McKay also said he expects the rule that's now associated with Lions WR Calvin Johnson to be reviewed again by the competition committee. What appeared to be a game-winning touchdown catch by Johnson in Week One — he landed with both feet inbounds in the endzone and appeared to establish possession — was ruled an incompletion because the ball came out of Johnson's hand when he hit the ground.
"A rule like that, which is the going-to-the-ground rule, I would say will definitely be discussed," McKay said. "It's been discussed for the last couple years. It's a most difficult rule because you write rules for on-field officials and not so much for people like us watching it in replay or watching at home on TV.
"There's a definite conflict. I think we need to go back and look at that rule and make sure that we haven't extended it too far, but it is not easy to do because most plays don't happen at the pace that Calvin Johnson's play happened. That makes it difficult. ... Will it be reviewed? Yeah, I would be surprised if it wouldn't be discussed."

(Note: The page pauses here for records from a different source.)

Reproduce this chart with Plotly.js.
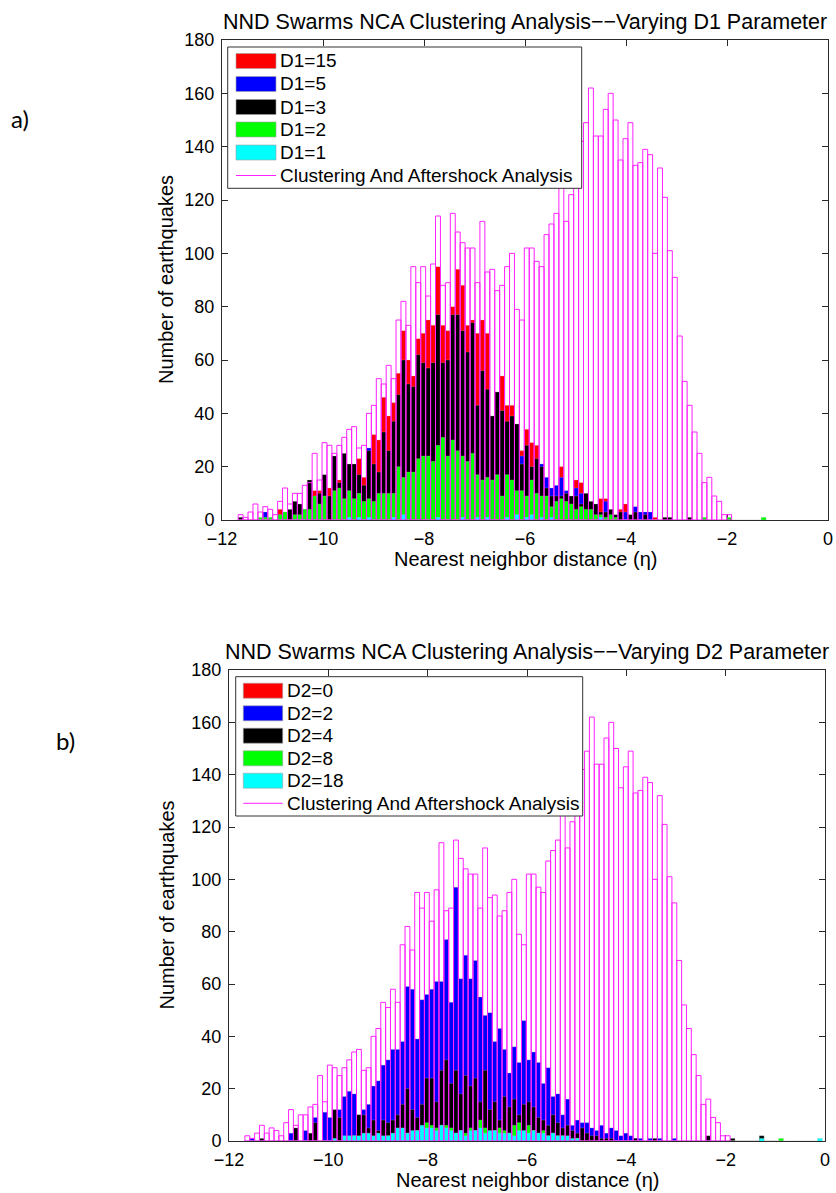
<!DOCTYPE html>
<html><head><meta charset="utf-8">
<script src="https://cdn.plot.ly/plotly-3.0.1.min.js"></script>
<style>html,body{margin:0;padding:0;background:#fff}</style>
</head><body><div id="chart" style="width:836px;height:1193px"></div>
<script>
// Histogram bin grid (eta)
const BIN_START = -11.68, BIN_WIDTH = 0.0977;

// Clustering And Aftershock Analysis (same in both panels)
const MAGENTA = [2,1,3,6,3,5,4,2,7,12, 6,10,10,13,14,25,15,29,28,25,
  28,31,34,35,27,28,40,43,53,51, 58,53,75,82,73,95,89,95,84,96,
  114,88,89,115,108,104,102,102,89,112, 93,94,86,88,95,100,79,75,102,102,
  97,95,107,111,115,125,112,122,125,142, 149,162,144,144,154,160,150,135,143,149,
  133,134,139,137,100,132,121,101,91,69, 52,43,33,25,14,16,9,7,2,2];

// Panel a) varying D1
const D1_15 = [0,0,0,0,0,0,0,0,4,0, 0,0,0,0,0,11,11,0,12,0, 15,0,0,0,23,16,22,32,30,46,
  39,44,55,71,60,54,68,70,75,73, 95,73,71,80,94,88,73,75,70,75, 70,39,48,54,43,43,35,26,34,29,
  28,0,0,0,0,20,0,0,15,14, 0,0,0,8,8,0,0,4,6,0, 0,0,0,0,1];
const D1_5 = [0,0,0,0,0,3,0,0,0,0, 0,0,0,0,0,0,0,0,0,0, 0,0,0,0,0,0,27,0,0,0,
  0,0,0,0,0,0,0,0,0,0, 0,0,0,0,0,0,0,0,0,0, 0,0,0,0,0,0,0,24,0,0,
  0,21,16,12,13,16,11,0,12,10, 0,0,0,0,7,0,0,0,3,0, 5,3,3,3];
const D1_3 = [1,0,0,0,0,0,0,0,2,0, 4,7,6,4,15,8,10,17,9,24, 14,25,21,21,17,13,26,21,18,33,
  26,37,47,60,51,50,62,59,57,59, 77,59,60,77,77,71,63,74,43,56, 49,39,48,41,37,39,36,21,28,20,
  23,20,12,9,9,9,10,9,9,6, 10,7,6,3,3,4,2,3,0,2, 3,0,2,0,0,0,1,1,0,0, 0,1];
const D1_2 = [0,0,0,0,1,1,1,0,2,3, 0,2,2,4,4,9,6,9,0,11, 12,8,11,8,10,7,8,7,10,10,
  10,10,20,16,18,18,23,24,24,22, 28,31,24,30,26,24,22,25,17,15, 16,15,17,9,17,15,11,11,9,15,
  10,9,9,5,7,8,7,6,4,5, 4,4,2,2,1,2,1,0,0,0, 0,0,0,0,0,0,0,0,0,0, 0,0,0,0,1,0,0,0,0,1,
  0,0,0,0,0,0,1];
const D1_1 = [0,0,0,0,0,0,0,0,0,0, 0,0,0,0,0,0,0,0,0,0, 0,0,1,0,1,0,1,0,0,0,
  0,1,0,2,0,0,0,0,0,0, 1,0,0,0,0,1,0,0,1,0, 1,0,0,0,1,0,2,0,1,2, 0,1,0,1,0,0,0,0,0,0, 0,0,0,1];

// Panel b) varying D2
const D2_0 = [];
const D2_2 = [0,1,0,0,0,0,0,0,0,3, 0,0,4,0,9,0,11,9,0,12, 17,19,18,10,12,14,21,23,29,31,
  35,35,38,59,58,39,54,56,58,61, 61,77,53,97,62,71,62,69,55,48, 49,38,43,35,26,36,30,46,31,34,
  30,22,28,17,18,10,16,6,8,7, 7,5,4,6,3,5,4,2,3,2, 1,1,0,1,0,1,0,0,1];
const D2_4 = [0,0,0,1,0,0,0,0,0,0, 5,0,0,3,7,0,0,0,12,9, 0,0,0,10,10,5,8,4,8,7,
  8,10,14,20,12,9,14,24,24,15, 27,31,22,27,18,25,21,24,15,27, 12,15,8,17,13,16,10,14,15,13,
  9,8,6,10,7,5,6,4,3,5, 3,2,2,1,1,1,0,0,0,0, 1,0,0,0,1,0,0,0,0,0, 0,0,0,0,0,2,0,0,0,0,
  1,0,0,0,0,0,2];
const D2_8 = [0,0,0,0,0,0,0,0,0,0, 0,0,0,0,0,0,0,0,0,0, 1,0,2,0,0,2,0,2,0,2,
  0,3,0,3,0,4,5,7,6,5, 6,6,5,3,4,3,5,4,8,5, 3,4,5,4,3,6,7,3,6,4, 3,4,2,3,2,2,1,0,1,0,
  0,0,0,0,0,0,0,0,0,0, 0,0,0,0,0,0,0,0,0,0, 0,0,0,0,0,0,0,0,0,0, 0,0,0,0,0,0,0,0,0,0, 1];
const D2_18 = [0,0,0,0,0,0,0,0,0,0, 0,0,0,0,0,0,0,0,1,0, 2,2,2,2,3,3,2,3,2,2,
  3,5,5,3,4,4,6,5,5,4, 6,5,4,3,4,2,4,4,5,3, 4,4,3,3,3,2,4,4,3,4, 3,3,2,3,2,2,2,1,1,0,
  0,0,0,0,0,0,0,0,0,0, 0,0,0,0,0,0,0,0,0,0, 0,0,0,0,0,0,0,0,0,0, 0,0,0,0,0,0,1,0,0,0,
  0,0,0,0,0,0,0,0,1];

const LEG_A = ['D1=15','D1=5','D1=3','D1=2','D1=1','Clustering And Aftershock Analysis'];
const LEG_B = ['D2=0','D2=2','D2=4','D2=8','D2=18','Clustering And Aftershock Analysis'];
const COLORS = ['#ff0000','#0000ff','#000000','#00ff00','#00ffff'];
const MAG = '#ff22ff';

const W = 836, H = 1193;
const px = x => x / W, py = y => 1 - y / H;
const FONT = 'Liberation Sans, Arial, sans-serif';
const centers = arr => arr.map((_, i) => BIN_START + (i + 0.5) * BIN_WIDTH);

function fillTrace(vals, color, xa, ya) {
  return {type:'bar', x:centers(vals), y:vals, width:BIN_WIDTH, xaxis:xa, yaxis:ya,
    marker:{color:color, line:{width:0.4, color:'rgba(190,190,190,0.7)'}}, showlegend:false, hoverinfo:'skip'};
}
function outlineTrace(vals, xa, ya) {
  return {type:'bar', x:centers(vals), y:vals, width:BIN_WIDTH, xaxis:xa, yaxis:ya,
    marker:{color:'rgba(0,0,0,0)', line:{color:MAG, width:1}}, showlegend:false, hoverinfo:'skip'};
}

const seriesA = [D1_15, D1_5, D1_3, D1_2, D1_1];
const seriesB = [D2_0, D2_2, D2_4, D2_8, D2_18];
const data = [];
seriesA.forEach((s, i) => data.push(fillTrace(s, COLORS[i], 'x', 'y')));
data.push(outlineTrace(MAGENTA, 'x', 'y'));
seriesB.forEach((s, i) => data.push(fillTrace(s, COLORS[i], 'x2', 'y2')));
data.push(outlineTrace(MAGENTA, 'x2', 'y2'));

const axBase = {showline:true, linecolor:'#2a2a2a', linewidth:1, mirror:'ticks', ticks:'inside',
  ticklen:6, tickcolor:'#2a2a2a', tickwidth:1, showgrid:false, zeroline:false,
  tickfont:{family:FONT, size:18, color:'#000'}, layer:'below traces', fixedrange:true, automargin:false};
const xBase = {...axBase, range:[-12,0], dtick:2, tick0:0, ticklabelstandoff:2};
const yBase = {...axBase, range:[0,180], dtick:20, tick0:0, ticklabelstandoff:3};

const A = {x0:222, x1:828, yTop:40, yBot:520};
const B = {x0:229, x1:825, yTop:670, yBot:1141};

const shapes = [], ann = [];
function legend(box, rows, labels) {
  shapes.push({type:'rect', xref:'paper', yref:'paper', x0:px(box.x0), x1:px(box.x1), y0:py(box.y1), y1:py(box.y0),
    fillcolor:'#fff', line:{color:'#333', width:1}, layer:'above'});
  labels.forEach((lab, i) => {
    const cy = rows[i];
    if (i < 5) {
      shapes.push({type:'rect', xref:'paper', yref:'paper', x0:px(box.sx0), x1:px(box.sx1), y0:py(cy+7.5), y1:py(cy-7.5),
        fillcolor:COLORS[i], line:{color:'rgba(160,160,160,0.6)', width:1}, layer:'above'});
    } else {
      shapes.push({type:'line', xref:'paper', yref:'paper', x0:px(box.sx0), x1:px(box.sx1), y0:py(cy), y1:py(cy),
        line:{color:MAG, width:1}, layer:'above'});
    }
    ann.push({xref:'paper', yref:'paper', x:px(box.tx), y:py(cy), xanchor:'left', yanchor:'middle',
      text:lab, showarrow:false, font:{family:FONT, size:19, color:'#000'}});
  });
}
legend({x0:227.7, x1:581.7, y0:47, y1:188.3, sx0:236, sx1:276, tx:278}, [61,84,107,129.5,152.5,175.5], LEG_A);
legend({x0:235.7, x1:582.7, y0:676.7, y1:816, sx0:243.3, sx1:282.7, tx:285}, [690.7,713.3,735.7,758.3,780.7,803.3], LEG_B);

function panelText(P, title, tag, tagX, tagY) {
  const cx = (P.x0 + P.x1) / 2;
  ann.push({xref:'paper', yref:'paper', x:px(cx), y:py(P.yTop - 4), xanchor:'center', yanchor:'bottom',
    text:title, showarrow:false, font:{family:FONT, size:21.5, color:'#000'}});
  ann.push({xref:'paper', yref:'paper', x:px(cx), y:py(P.yBot + 26), xanchor:'center', yanchor:'top',
    text:'Nearest neighbor distance (η)', showarrow:false, font:{family:FONT, size:20, color:'#000'}});
  ann.push({xref:'paper', yref:'paper', x:px(166), y:py((P.yTop + P.yBot) / 2), xanchor:'center', yanchor:'middle',
    text:'Number of earthquakes', textangle:-90, showarrow:false, font:{family:FONT, size:20, color:'#000'}});
  ann.push({xref:'paper', yref:'paper', x:px(tagX), y:py(tagY), xanchor:'center', yanchor:'middle',
    text:tag, showarrow:false, font:{family:'Lato, Open Sans, sans-serif', size:24, color:'#000'}});
}
panelText(A, 'NND Swarms NCA Clustering Analysis−−Varying D1 Parameter', 'a)', 20, 118);
panelText(B, 'NND Swarms NCA Clustering Analysis−−Varying D2 Parameter', 'b)', 65, 740);

const layout = {
  width:W, height:H, margin:{l:0, r:0, t:0, b:0}, paper_bgcolor:'#fff', plot_bgcolor:'#fff',
  barmode:'overlay', showlegend:false,
  xaxis:{...xBase, domain:[px(A.x0), px(A.x1)], anchor:'y'},
  yaxis:{...yBase, domain:[py(A.yBot), py(A.yTop)], anchor:'x'},
  xaxis2:{...xBase, domain:[px(B.x0), px(B.x1)], anchor:'y2'},
  yaxis2:{...yBase, domain:[py(B.yBot), py(B.yTop)], anchor:'x2'},
  shapes:shapes, annotations:ann
};
Plotly.newPlot('chart', data, layout, {staticPlot:true, displayModeBar:false});
</script></body></html>
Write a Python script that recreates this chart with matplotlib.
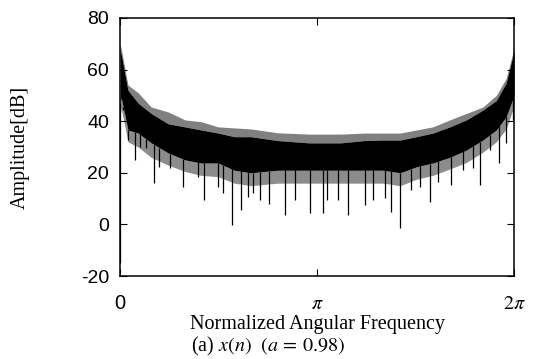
import numpy as np
import matplotlib.pyplot as plt

# envelope of the noisy spectrum (freq as fraction of 2*pi)
freq = [0.0, 0.003, 0.02, 0.046, 0.079, 0.122, 0.165, 0.206, 0.249, 0.29,
        0.332, 0.40, 0.48, 0.56, 0.62, 0.668, 0.711, 0.752, 0.794, 0.837,
        0.879, 0.921, 0.955, 0.98, 0.998, 1.0]
spike_top = [70, 68, 54, 51, 45.5, 43.6, 40.5, 39.8, 37.8, 37.4,
             37, 35.5, 35, 35, 35.4, 35.4, 35.4, 36.6, 37.8, 40.5,
             43, 45.5, 50, 56.6, 67, 69]
band_hi = [68, 66, 52, 47, 43, 39, 37.8, 36.6, 35.4, 34,
           34, 32.5, 31.6, 31.6, 32.5, 32.7, 32.7, 34, 35.4, 37.8,
           40.5, 44.3, 48, 54.8, 66, 68]
band_lo = [46, 49, 36.6, 35.4, 31.6, 27.7, 25, 23.8, 23.8, 21,
           20, 21, 21, 21, 21, 21, 20, 22.3, 23.8, 26,
           28.8, 32.7, 36.6, 41.7, 49, 50]
sparse_lo = [42, 45, 32, 30, 26, 23, 20.5, 19, 18.5, 16,
             15, 16, 16, 16, 16, 16, 15, 17.5, 19, 21.5,
             24, 28, 32, 37, 45, 46]

# deep downward spikes (freq fraction, dB)
dip_freq = [0.001, 0.008, 0.02, 0.037, 0.05, 0.067, 0.086, 0.1, 0.126, 0.16,
            0.198, 0.213, 0.249, 0.261, 0.284, 0.307, 0.325, 0.337, 0.355, 0.379,
            0.419, 0.444, 0.482, 0.514, 0.526, 0.554, 0.579, 0.622, 0.642, 0.672,
            0.688, 0.711, 0.739, 0.761, 0.786, 0.807, 0.84, 0.871, 0.896, 0.913,
            0.939, 0.962, 0.98, 0.998]
dip_level = [-15, 44.3, 32.7, 25, 30, 29.6, 16, 22.3, 21.9, 14.5,
             18.4, 9.5, 14.5, 12.2, -0.2, 5.6, 10.6, 12.2, 9.5, 8,
             3.6, 9.5, 4.3, 4.3, 9.5, 9.5, 3.6, 7.5, 9.5, 10.2,
             4.8, -1.4, 13.3, 14.5, 8.7, 16.4, 15.3, 21, 21.9, 15.3,
             28.8, 23.8, 31.6, 40.5]

yticks = [-20, 0, 20, 40, 60, 80]
xtick_labels = ['0', r'$\pi$', r'$2\pi$']

plt.rcParams['mathtext.fontset'] = 'stix'

fig = plt.figure(figsize=(5.36, 3.59), dpi=100)
ax = fig.add_axes([0.224, 0.231, 0.735, 0.719])

w = np.array(freq) * 2 * np.pi
ax.fill_between(w, band_hi, spike_top, color='0.5', lw=0)
ax.fill_between(w, sparse_lo, band_lo, color='0.55', lw=0)
ax.fill_between(w, band_lo, band_hi, color='black', lw=0)

dw = np.array(dip_freq) * 2 * np.pi
ax.vlines(dw, dip_level, np.interp(dip_freq, freq, band_lo), color='black', lw=0.9)

ax.set_xlim(0, 2 * np.pi)
ax.set_ylim(-20, 80)
ax.set_xticks([0, np.pi, 2 * np.pi])
ax.set_xticklabels(xtick_labels)
ax.set_yticks(yticks)
ax.set_yticklabels([str(v) for v in yticks], family='Liberation Sans')
for lab in ax.get_xticklabels():
    lab.set_fontsize(14.5)
ax.get_xticklabels()[0].set_family('Liberation Sans')
ax.tick_params(axis='y', direction='in', length=5, labelsize=14, pad=8,
               right=True)
ax.tick_params(axis='x', direction='in', length=5, pad=13, top=True)
for s in ax.spines.values():
    s.set_linewidth(1.1)

ax.set_xlabel('Normalized Angular Frequency', family='Liberation Serif',
              fontsize=14.5, labelpad=1)
ax.set_ylabel('Amplitude[dB]', family='Liberation Serif', fontsize=14.5)
ax.yaxis.set_label_coords(-0.23, 0.5)

fig.text(0.5, 0.034, r'(a) $x(n)$  $(a\,=\,0.98)$', family='Liberation Serif',
         fontsize=14.5, ha='center', va='center')

fig.savefig('out.png', dpi=100)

Nike to replace Reebok as NFL's uniform supplier in 2012
The NFL will be dressed in a new set of partners' gear starting in 2012, the league announced at the annual fall meeting Tuesday. The biggest change came with the teams' jerseys. Reebok, which had owned the rights since 2001, will continue to outfit the league's official uniforms through 2011 and then will be replaced by Nike starting in 2012.
"We have spent considerable time the past few years vigorously evaluating our apparel business," executive vice president of NFL ventures and business operations Eric Grubman said. "The new framework will provide fans with a wider breadth of merchandise from global category leaders in the sports licensed apparel industry."
New Era will be the official on-field headgear providers. Under Armour will continue to sponsor the NFL Scouting Combine. G-III, VF, Outerstuff and ’47 Brand will continue to produce fan apparel.